(Plotting code records)
▼▼▼
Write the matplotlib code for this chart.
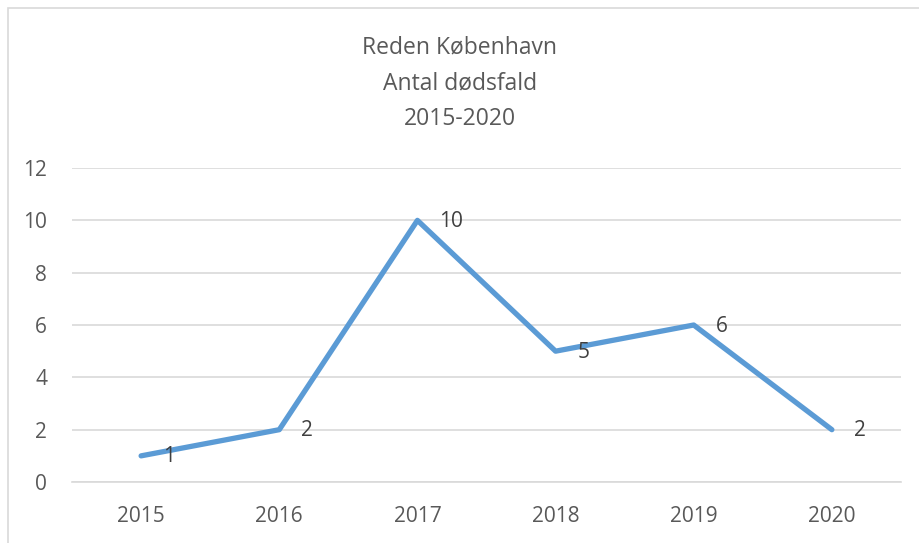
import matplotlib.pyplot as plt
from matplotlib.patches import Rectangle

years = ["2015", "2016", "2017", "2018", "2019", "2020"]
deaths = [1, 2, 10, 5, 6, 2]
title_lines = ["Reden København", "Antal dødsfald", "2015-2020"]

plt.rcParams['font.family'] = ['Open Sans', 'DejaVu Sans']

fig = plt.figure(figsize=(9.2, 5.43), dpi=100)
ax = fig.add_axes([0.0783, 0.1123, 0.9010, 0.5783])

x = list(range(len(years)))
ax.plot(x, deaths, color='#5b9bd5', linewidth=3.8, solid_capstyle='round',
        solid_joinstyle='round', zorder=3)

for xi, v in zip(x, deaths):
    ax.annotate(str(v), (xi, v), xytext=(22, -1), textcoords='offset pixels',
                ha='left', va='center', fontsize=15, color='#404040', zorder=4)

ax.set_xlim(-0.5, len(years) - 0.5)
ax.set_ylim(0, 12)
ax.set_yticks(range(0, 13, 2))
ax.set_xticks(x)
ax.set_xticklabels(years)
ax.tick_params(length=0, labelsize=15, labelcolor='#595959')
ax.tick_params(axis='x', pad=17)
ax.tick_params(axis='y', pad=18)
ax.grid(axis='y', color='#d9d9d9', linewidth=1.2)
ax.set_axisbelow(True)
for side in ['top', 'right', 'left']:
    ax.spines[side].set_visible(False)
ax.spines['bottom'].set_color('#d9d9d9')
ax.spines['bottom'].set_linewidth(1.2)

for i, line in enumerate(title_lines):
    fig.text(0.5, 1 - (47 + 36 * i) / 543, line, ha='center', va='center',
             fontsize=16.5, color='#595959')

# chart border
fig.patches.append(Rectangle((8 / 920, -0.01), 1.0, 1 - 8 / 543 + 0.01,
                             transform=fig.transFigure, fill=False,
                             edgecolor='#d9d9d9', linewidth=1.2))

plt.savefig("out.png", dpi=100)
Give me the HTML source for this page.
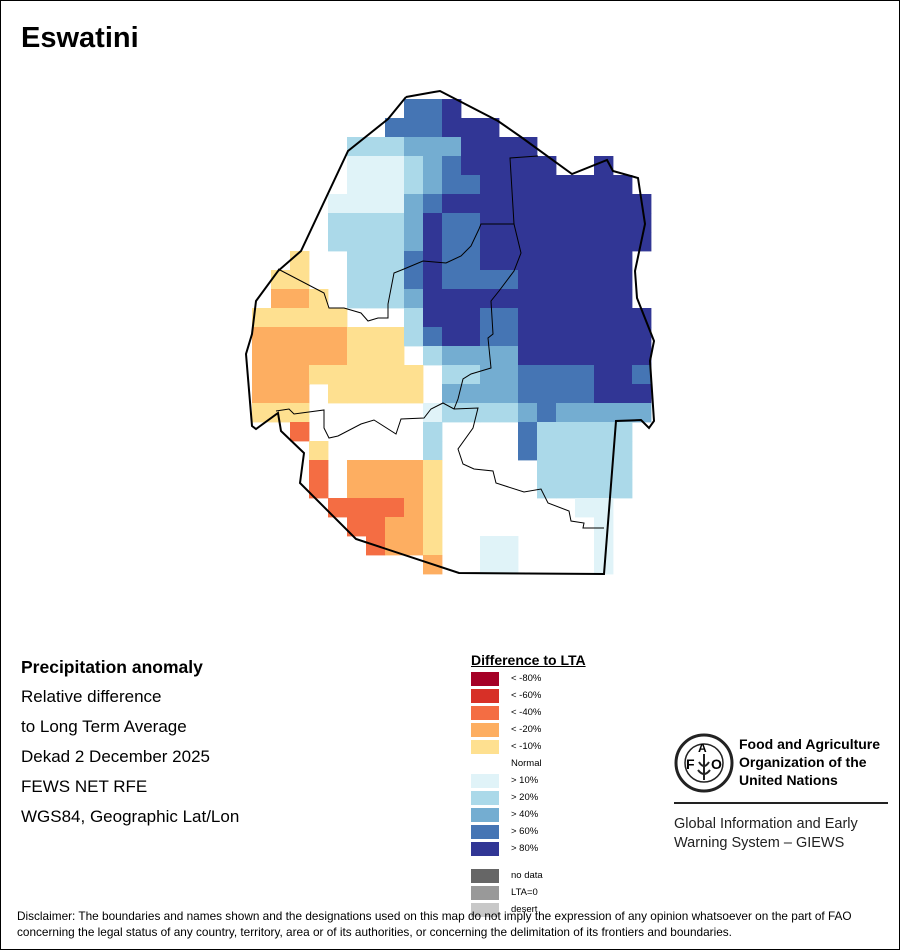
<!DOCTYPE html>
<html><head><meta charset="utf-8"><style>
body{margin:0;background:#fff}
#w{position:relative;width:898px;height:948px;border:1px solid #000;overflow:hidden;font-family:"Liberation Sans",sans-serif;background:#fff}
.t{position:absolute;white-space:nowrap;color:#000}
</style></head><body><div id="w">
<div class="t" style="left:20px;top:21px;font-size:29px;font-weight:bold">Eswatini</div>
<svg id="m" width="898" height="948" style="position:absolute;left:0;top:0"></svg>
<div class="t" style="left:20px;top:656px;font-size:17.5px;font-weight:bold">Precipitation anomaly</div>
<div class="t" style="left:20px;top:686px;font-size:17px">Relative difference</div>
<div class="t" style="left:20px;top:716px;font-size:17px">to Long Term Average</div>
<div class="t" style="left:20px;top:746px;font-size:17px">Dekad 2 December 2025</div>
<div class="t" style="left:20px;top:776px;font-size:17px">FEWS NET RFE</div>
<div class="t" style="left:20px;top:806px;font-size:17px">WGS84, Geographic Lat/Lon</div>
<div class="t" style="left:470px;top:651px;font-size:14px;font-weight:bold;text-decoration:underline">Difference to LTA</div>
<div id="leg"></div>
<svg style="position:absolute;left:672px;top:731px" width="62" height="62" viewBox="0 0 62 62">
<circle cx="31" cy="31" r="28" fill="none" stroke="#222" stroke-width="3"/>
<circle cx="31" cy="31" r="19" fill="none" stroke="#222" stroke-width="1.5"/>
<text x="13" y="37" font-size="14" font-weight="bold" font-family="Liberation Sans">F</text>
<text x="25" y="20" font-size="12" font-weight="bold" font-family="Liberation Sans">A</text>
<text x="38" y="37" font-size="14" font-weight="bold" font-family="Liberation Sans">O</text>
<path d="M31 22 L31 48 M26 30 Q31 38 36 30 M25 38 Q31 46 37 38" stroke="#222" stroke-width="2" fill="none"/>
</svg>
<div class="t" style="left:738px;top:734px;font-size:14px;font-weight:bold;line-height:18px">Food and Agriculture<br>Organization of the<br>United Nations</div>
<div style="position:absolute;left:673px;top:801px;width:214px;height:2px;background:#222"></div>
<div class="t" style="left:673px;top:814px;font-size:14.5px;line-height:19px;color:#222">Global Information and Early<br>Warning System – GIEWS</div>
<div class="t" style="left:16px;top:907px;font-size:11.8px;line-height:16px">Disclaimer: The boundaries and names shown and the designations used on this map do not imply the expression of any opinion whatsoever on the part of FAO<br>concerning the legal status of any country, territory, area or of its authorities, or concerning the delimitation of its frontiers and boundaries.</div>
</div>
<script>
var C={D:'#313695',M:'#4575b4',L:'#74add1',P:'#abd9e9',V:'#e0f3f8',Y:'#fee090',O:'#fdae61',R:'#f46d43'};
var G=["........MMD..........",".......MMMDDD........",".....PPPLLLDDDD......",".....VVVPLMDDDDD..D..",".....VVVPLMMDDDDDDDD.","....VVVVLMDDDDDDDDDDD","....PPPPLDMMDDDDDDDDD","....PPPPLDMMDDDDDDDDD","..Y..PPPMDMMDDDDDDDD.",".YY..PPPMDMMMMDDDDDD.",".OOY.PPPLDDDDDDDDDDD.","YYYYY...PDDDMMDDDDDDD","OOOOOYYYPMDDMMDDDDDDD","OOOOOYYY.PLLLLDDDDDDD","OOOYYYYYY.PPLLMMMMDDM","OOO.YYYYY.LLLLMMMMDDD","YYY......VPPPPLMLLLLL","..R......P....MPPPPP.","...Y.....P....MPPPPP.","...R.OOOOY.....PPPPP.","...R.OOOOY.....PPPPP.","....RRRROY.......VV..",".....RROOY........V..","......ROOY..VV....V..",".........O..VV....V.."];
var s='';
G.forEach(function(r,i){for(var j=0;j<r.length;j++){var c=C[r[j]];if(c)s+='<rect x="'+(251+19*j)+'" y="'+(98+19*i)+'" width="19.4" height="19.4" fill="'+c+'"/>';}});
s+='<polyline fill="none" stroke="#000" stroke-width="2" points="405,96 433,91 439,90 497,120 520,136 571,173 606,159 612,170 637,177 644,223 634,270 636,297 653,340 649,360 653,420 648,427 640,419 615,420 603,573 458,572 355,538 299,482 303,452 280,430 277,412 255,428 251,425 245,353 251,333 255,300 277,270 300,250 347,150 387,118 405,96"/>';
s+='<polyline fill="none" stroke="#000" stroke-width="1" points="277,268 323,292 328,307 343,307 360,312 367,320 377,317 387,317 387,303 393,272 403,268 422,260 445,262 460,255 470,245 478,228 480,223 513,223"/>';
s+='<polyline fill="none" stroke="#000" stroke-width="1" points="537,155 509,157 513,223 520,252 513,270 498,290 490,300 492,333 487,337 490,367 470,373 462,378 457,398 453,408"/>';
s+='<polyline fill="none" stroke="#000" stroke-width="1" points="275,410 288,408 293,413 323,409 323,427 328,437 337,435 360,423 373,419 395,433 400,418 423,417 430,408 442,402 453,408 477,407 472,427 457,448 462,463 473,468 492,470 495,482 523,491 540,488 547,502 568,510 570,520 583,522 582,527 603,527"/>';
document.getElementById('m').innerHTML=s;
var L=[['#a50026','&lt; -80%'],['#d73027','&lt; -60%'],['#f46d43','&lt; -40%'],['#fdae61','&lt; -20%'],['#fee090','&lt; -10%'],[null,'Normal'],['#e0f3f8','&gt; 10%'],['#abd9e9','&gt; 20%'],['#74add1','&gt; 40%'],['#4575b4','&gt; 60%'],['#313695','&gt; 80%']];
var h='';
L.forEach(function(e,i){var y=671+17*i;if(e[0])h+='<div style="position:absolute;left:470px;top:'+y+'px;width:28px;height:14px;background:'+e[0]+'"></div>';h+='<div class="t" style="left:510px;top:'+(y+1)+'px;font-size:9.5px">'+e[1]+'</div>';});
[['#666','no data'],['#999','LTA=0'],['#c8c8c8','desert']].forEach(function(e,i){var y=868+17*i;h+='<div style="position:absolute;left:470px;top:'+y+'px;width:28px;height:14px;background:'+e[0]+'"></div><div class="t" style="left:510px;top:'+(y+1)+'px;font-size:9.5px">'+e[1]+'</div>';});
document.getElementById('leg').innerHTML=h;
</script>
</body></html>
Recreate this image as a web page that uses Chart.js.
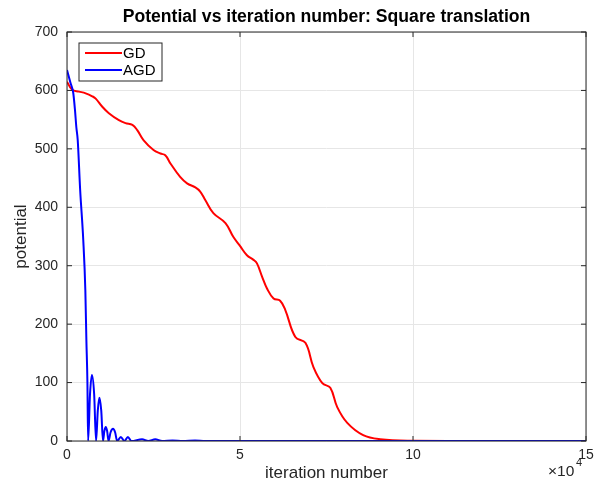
▲▲▲
Exercise details: All lines from the start of the entries above through the line containing "solid_joinstyle='round', zorder=3)" are to be given again exactly; the pictures are not.

Solution for this problem:
Write the matplotlib code for this chart.
import matplotlib.pyplot as plt
from matplotlib.patches import Rectangle

years = ["2015", "2016", "2017", "2018", "2019", "2020"]
deaths = [1, 2, 10, 5, 6, 2]
title_lines = ["Reden København", "Antal dødsfald", "2015-2020"]

plt.rcParams['font.family'] = ['Open Sans', 'DejaVu Sans']

fig = plt.figure(figsize=(9.2, 5.43), dpi=100)
ax = fig.add_axes([0.0783, 0.1123, 0.9010, 0.5783])

x = list(range(len(years)))
ax.plot(x, deaths, color='#5b9bd5', linewidth=3.8, solid_capstyle='round',
        solid_joinstyle='round', zorder=3)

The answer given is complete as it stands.